Ákos Bence Gát : Ceux qui croient en une Europe centralisée, en une Europe complètement supranationale, ne vont pas changer d’idée, mais peut être, et cela n’est pas certain, de discours.

Breizh-info : Deux gouvernements, ceux de la Hongrie et, jusque récemment, de la Pologne, posent un problème aux adeptes d’une Union européenne supranationale. Ces derniers vont-ils tenter, malgré tout, de passer outre ?

Ákos Bence Gát : La Hongrie est soumise à une pression politique et financière continue et cela constitue un précédent et un message aux autres pays : tous ceux qui tenteront de résister au sein de l’Union européenne au courant dominant pourront rencontrer des problèmes.

Breizh-info : Des individus isolés peuvent aussi rencontrer des problèmes. Par exemple, en Allemagne, des membres ou sympathisants du parti patriotique Alternative pour l’Allemagne (AfD) subissent des désagréments : des policiers, des enseignants, des fonctionnaires, …

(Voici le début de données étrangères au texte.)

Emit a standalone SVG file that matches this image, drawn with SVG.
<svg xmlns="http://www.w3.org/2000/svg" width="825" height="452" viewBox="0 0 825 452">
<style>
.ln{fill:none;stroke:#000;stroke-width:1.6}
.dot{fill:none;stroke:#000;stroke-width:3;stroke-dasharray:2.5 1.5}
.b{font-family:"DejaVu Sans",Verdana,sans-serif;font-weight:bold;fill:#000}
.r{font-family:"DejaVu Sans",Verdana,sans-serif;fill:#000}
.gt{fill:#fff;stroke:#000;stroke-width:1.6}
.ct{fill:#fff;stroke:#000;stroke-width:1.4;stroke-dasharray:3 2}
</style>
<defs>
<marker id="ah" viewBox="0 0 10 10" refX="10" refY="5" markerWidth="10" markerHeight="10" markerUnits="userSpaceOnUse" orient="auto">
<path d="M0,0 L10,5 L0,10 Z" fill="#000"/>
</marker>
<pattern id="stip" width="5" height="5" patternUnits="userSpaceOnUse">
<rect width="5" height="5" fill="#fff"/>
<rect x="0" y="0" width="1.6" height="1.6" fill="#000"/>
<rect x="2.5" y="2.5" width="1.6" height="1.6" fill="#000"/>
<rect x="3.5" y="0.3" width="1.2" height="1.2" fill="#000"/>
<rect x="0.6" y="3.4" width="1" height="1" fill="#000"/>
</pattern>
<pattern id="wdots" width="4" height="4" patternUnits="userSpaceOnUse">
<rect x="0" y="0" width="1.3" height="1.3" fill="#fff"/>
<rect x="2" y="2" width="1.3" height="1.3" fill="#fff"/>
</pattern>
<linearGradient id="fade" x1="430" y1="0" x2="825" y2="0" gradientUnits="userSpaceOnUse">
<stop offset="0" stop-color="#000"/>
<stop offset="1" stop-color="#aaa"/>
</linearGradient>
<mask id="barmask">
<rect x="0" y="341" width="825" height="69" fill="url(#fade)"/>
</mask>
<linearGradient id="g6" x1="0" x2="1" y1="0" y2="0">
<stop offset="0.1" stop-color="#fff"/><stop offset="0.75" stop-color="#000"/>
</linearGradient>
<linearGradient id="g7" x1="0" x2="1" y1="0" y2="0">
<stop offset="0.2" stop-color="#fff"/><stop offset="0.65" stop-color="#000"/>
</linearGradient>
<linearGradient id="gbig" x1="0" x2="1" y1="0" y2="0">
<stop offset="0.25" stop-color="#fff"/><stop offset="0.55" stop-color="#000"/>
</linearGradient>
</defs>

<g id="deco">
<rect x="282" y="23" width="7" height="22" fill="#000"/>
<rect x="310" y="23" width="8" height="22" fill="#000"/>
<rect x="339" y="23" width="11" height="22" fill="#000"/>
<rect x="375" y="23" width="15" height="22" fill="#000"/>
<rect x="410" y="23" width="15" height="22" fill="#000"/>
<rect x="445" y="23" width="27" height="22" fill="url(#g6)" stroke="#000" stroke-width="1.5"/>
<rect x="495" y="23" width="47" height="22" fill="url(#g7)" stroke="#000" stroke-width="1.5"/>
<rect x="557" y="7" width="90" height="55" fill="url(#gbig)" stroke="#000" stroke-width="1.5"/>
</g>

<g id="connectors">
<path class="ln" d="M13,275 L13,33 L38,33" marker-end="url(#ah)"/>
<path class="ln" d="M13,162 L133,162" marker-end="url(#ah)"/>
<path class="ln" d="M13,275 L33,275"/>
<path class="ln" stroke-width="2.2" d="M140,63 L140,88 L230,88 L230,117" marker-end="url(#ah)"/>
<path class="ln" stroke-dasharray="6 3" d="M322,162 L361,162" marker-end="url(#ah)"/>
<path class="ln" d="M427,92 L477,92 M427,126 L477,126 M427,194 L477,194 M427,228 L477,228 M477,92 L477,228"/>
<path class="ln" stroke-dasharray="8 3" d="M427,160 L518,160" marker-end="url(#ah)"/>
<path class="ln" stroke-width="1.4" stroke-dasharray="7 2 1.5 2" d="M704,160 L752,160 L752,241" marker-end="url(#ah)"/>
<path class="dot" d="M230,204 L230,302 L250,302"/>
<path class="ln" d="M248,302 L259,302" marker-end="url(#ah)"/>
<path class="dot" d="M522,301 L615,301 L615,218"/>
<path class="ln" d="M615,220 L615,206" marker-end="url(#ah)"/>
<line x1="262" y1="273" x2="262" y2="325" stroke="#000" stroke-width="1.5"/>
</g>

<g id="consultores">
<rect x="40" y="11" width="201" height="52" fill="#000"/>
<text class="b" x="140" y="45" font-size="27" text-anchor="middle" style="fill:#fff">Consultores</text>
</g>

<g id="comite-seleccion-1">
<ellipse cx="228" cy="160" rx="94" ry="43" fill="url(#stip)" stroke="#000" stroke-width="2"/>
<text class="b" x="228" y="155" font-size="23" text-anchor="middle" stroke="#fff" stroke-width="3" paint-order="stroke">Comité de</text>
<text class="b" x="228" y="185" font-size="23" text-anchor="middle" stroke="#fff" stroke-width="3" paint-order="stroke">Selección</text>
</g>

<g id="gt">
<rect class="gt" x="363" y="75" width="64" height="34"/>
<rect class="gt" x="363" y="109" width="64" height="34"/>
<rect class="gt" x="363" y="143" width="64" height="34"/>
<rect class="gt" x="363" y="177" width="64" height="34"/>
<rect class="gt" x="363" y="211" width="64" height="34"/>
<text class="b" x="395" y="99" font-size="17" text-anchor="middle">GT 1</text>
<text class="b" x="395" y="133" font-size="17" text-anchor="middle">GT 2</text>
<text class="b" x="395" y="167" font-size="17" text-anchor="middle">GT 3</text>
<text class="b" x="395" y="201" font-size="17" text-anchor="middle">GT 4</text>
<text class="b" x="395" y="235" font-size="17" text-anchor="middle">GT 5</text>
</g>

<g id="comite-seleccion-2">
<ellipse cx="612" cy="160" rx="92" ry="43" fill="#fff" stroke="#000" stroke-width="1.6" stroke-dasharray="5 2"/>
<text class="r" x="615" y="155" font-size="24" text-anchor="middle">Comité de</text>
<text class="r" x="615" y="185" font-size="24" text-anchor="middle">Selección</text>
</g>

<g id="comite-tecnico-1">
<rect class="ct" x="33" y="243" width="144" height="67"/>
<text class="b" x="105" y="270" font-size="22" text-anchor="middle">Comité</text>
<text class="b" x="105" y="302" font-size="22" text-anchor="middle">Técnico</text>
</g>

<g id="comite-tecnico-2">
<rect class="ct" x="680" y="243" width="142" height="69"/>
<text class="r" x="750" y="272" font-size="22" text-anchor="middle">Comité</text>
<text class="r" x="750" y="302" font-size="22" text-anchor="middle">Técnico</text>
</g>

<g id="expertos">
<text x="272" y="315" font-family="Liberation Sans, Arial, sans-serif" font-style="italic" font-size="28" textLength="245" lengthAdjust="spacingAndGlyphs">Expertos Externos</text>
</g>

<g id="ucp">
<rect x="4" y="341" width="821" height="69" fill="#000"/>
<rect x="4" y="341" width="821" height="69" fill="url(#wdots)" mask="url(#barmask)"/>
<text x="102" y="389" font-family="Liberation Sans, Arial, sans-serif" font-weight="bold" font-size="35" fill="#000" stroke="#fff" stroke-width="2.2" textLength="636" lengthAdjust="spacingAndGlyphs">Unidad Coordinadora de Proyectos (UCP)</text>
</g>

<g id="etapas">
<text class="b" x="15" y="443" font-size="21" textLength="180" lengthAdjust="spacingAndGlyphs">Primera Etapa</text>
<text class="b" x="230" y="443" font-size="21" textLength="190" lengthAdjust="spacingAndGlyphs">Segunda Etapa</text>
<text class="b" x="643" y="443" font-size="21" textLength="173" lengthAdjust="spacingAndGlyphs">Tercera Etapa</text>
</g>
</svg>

Ákos Bence Gát : Je crois à l’idée européenne de la liberté d’expression et je pense que le droit doit être respecté au sein de tous les États-membres et aussi de l’Union européenne.

Breizh-info : Ceux qui désirent réaliser les États-Unis d’Europe pensent-ils y arriver d’abord avec le nombre actuel d’États-membres ou vont-ils tenter immédiatement d’élargir le nombre de pays membres de l’Union européenne ?

Ákos Bence Gát : La question reste ouverte. Un processus d’élargissement est en cours, dans un nouvel élan, avec l’Ukraine qui est devenue candidate à l’entrée dans l’Union européenne. Cela peut avoir des effets sur le statut d’autres pays qui sont dans la file d’attente depuis longtemps et qui se trouvaient originellement dans une phase plus avancée. L’idée de changer les traités, de modifier la structure de l’Union européenne et de réformer cette dernière existe. Une tentative de lier les deux, de conditionner l’élargissement à une réforme des traités, constitue aussi une possibilité, mise en avant par Monsieur Macron. Mais, évidement, certaines autres personnalités politiques désirent seulement l’élargissement et d’autres uniquement la modification des traités.

D’autre part, ceux qui critiquent les tendances centralisatrices au sein de l’Union européenne sont stigmatisés et démonisés. Celui qui désire préserver l’Union européenne actuelle est qualifié d’« eurosceptique ».